Why you should care
Because blindly trusting “science” can be dangerous.
A young man sat for a self-portrait engraving, pulling open his shirt to reveal his skin: His face was black, as was his torso, except — and this was the draw — for a large white patch. His pants were rolled up too, revealing half-white, half-black legs. Below the resulting 1803 etching, which has found new life on the Internet, it reads “The Wonderful Spotted Indian.”
His actual name was John Boby and, like a bearded lady or a strongman, he traveled throughout England in the late 1700s and early 1800s as part of a freak show-like circus. Boby wasn’t just any old attraction: He was an oddity used to try to figure out why people had particular skin colors. It sounds crazy now, but many scientists back then believed race was based on the climate in which people lived, the theory being that if you take people out of their normal climate, their complexions would change within 10 to 12 generations. Slaves transplanted to America or England, for example, would one day be white, and Boby was held up as an accelerated example of this transition.
Abolition at that time could be very much anti-slavery, but still very much anti-Black.
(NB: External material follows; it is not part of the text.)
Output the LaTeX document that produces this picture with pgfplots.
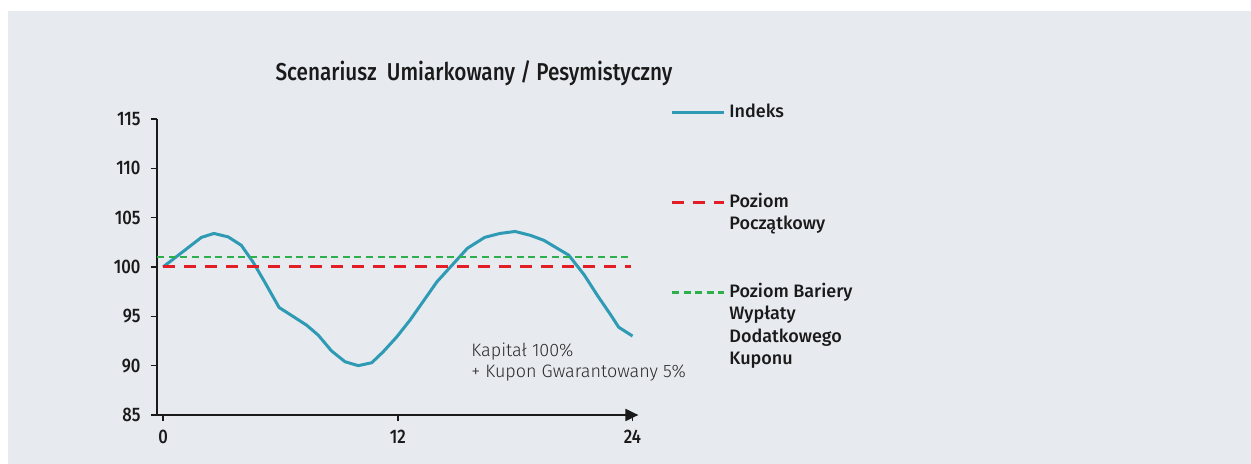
\documentclass[border=0pt]{standalone}
\usepackage{fontspec}
\setmainfont{Fira Sans}
\newfontfamily\condfont{Fira Sans Medium}[FakeStretch=0.85]
\newfontfamily\medfont{Fira Sans Medium}
\newfontfamily\lightfont{Fira Sans Light}
\usepackage{pgfplots}
\pgfplotsset{compat=1.18}
\usetikzlibrary{arrows.meta}
\definecolor{bgc}{HTML}{E7EAEF}
\definecolor{idx}{HTML}{2E9AB4}
\definecolor{red1}{HTML}{E31E24}
\definecolor{grn}{HTML}{2DB04B}
\definecolor{txt}{HTML}{1A1A1A}
\definecolor{anno}{HTML}{2A2A2A}
\begin{document}
\begin{tikzpicture}
\useasboundingbox (0pt,0pt) rectangle (625.5pt,232pt);
\fill[white] (0pt,0pt) rectangle (625.5pt,232pt);
\fill[bgc] (4pt,0pt) rectangle (625.5pt,226.5pt);
\begin{axis}[
  at={(78.3pt,24.5pt)}, anchor=south west,
  scale only axis, width=240.9pt, height=148pt,
  xmin=-0.33, xmax=24.3, ymin=85, ymax=115,
  axis lines=left,
  axis line style={line width=1pt, txt},
  x axis line style={-{Triangle[length=6.5pt,width=6pt]}},
  y axis line style={-},
  xtick={0,12,24}, ytick={85,90,95,100,105,110,115},
  tick style={txt, line width=0.8pt},
  tick align=outside, major tick length=3pt,
  /pgf/number format/assume math mode=true,
  ticklabel style={font=\condfont\fontsize{9.8}{10}\selectfont, text=txt},
  yticklabel style={xshift=-1.5pt},
  xticklabel style={yshift=-1pt},
  clip=false,
  legend style={at={(1.0656,1.0473)}, anchor=north west, draw=none, fill=none,
    inner sep=0pt, column sep=2pt, row sep=39pt,
    font=\medfont\fontsize{9}{11.2}\selectfont,
    cells={anchor=base west},
    nodes={text height=6pt, text depth=0pt, inner sep=0pt, text=txt}},
  legend image code/.code={\draw[#1] (0pt,2.5pt) -- (26pt,2.5pt);},
]
\addplot[idx, line width=1.5pt] coordinates {
(0,100.0) (1.96,103.0) (2.6,103.4) (3.33,103.05) (4.0,102.2) (4.6,100.5)
(5.19,98.5) (5.93,95.9) (6.56,95.1) (7.34,94.1) (7.93,93.1) (8.61,91.5)
(9.3,90.4) (9.98,90.0) (10.67,90.3) (11.25,91.4) (11.94,92.9) (12.62,94.6)
(13.4,96.8) (14.0,98.5) (14.78,100.2) (15.56,101.9) (16.44,103.0) (17.22,103.4)
(18.0,103.6) (18.79,103.2) (19.47,102.7) (20.06,102.0) (20.74,101.2) (21.53,99.2)
(22.21,97.1) (22.9,95.1) (23.29,93.9) (24.0,93.0)};
\addlegendentry{\parbox[t]{90pt}{Indeks}}
\addplot[red1, line width=1.5pt, dash pattern=on 6pt off 4.5pt] coordinates {(0,100) (23.9,100)};
\addlegendentry{\parbox[t]{90pt}{Poziom\\Początkowy}}
\addplot[grn, line width=1.2pt, dash pattern=on 3.5pt off 2.3pt] coordinates {(-0.3,101) (24,101)};
\addlegendentry{\parbox[t]{90pt}{Poziom Bariery\\Wypłaty\\Dodatkowego\\Kuponu}}
\end{axis}
\node[text=txt, font=\condfont\fontsize{12.2}{14}\selectfont] at (237pt,195.5pt) {Scenariusz\ \ Umiarkowany / Pesymistyczny};
\node[anchor=west, align=left, text=anno, font=\lightfont\fontsize{9}{10.5}\selectfont, inner sep=0pt] at (235.5pt,50.75pt) {Kapitał 100\%\\+ Kupon Gwarantowany 5\%};
\end{tikzpicture}
\end{document}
Rana Hogarth, assistant professor, University of Illinois at Urbana-Champaign
Between the 1780s and the early 1800s, most Americans and Brits thought race was determined by environment and diet. The idea was so common that it was “the soup” in which they swam, according to Katy Chiles, associate professor at the University of Tennessee, Knoxville. Discussions of race often turned into fights about slavery and citizenship. Anti-slavery activists at the time, like Thomas Clarkson and Benjamin Rush, used the idea that race could change to assert that slavery should be abolished, while others used it to justify the slave trade. The darkest truth of all? “Abolition at that time could be very much anti-slavery, but still very much anti-Black,” says Rana Hogarth, assistant professor at the University of Illinois at Urbana-Champaign, referring to the fact that many abolitionists were eager to believe Blackness could go away.
The child of Black Jamaican slaves, Boby was born in the 1770s with a skin disorder now known as vitiligo, which causes white spots. When Boby was a few months old, his master called him “the greatest curiosity in nature he ever saw,” William Granger wrote in an account of Boby’s life. People in Kingston soon heard about the curiosity and began paying 10 shillings to see Boby when he was just 2 years old. When Boby was not even a teen, his master’s son arranged for him to be sent to Liverpool, England, where he was baptized, sold to a showman and then exhibited. British spectators sometimes rubbed his skin patches to make sure they weren’t painted on. “People didn’t have a way to make sense of him because he didn’t fit their categories,” says Roxann Wheeler, associate professor at Ohio State University and author of The Complexion of Race.
As a young man, Boby resented his inferior treatment, once remarking as he went up for sale, “I can’t stand that; I will not be sold like the monkeys.” He was sold nonetheless. Later in life, with his indenture up, he was a freeman and earned a living by exhibiting himself. Exhibits were popular in England, featuring dwarfs, giants, dancing bears, animals with multiple heads and various other anomalies. Watching people was entertainment — twisted and voyeuristic, but so-called good old-fashioned fun.
Before Boby, there was a girl with mottled pigmentation named Mary Sabina, born in the 1730s in Cartagena, Colombia, whom prominent scientist Comte de Buffon claimed supported his theory that skin color could change. And Virginian Henry Moss, a contemporary of Boby’s, had uneven skin pigmentation that baffled medical professionals who aspired to learn how to “remove Blackness,” Hogarth says.
Over time, the idea that race could be changed with climate — one of the earliest forms of eugenics — fell out of fashion. Progress? Sure, but in its place arose physiognomy, the judging of character based on facial characteristics. Johann Kaspar Lavater’s skull studies, with their emphasis on “proper” facial angles, took on a life of their own and hardened racial ideologies in England and the U.S. Through the 1800s, they formed the basis of countless racist opinions, and by the 1840s and ’50s, “racist science was firmly in place,” Chiles says.
Are we so different now? Today, a physiognomy 3.0 of sorts runs rampant: Studies show that people take one look before generalizing others’ personalities and intelligence levels. Expressions like a “face you want to punch,” “resting bitch face” and “honest face,” for example, illustrate how prone we are to judging books by their covers. And while some research suggests that these snap generalizations can often be accurate, inevitable misunderstandings and historical examples of misplaced “science” should serve as cautionary tales.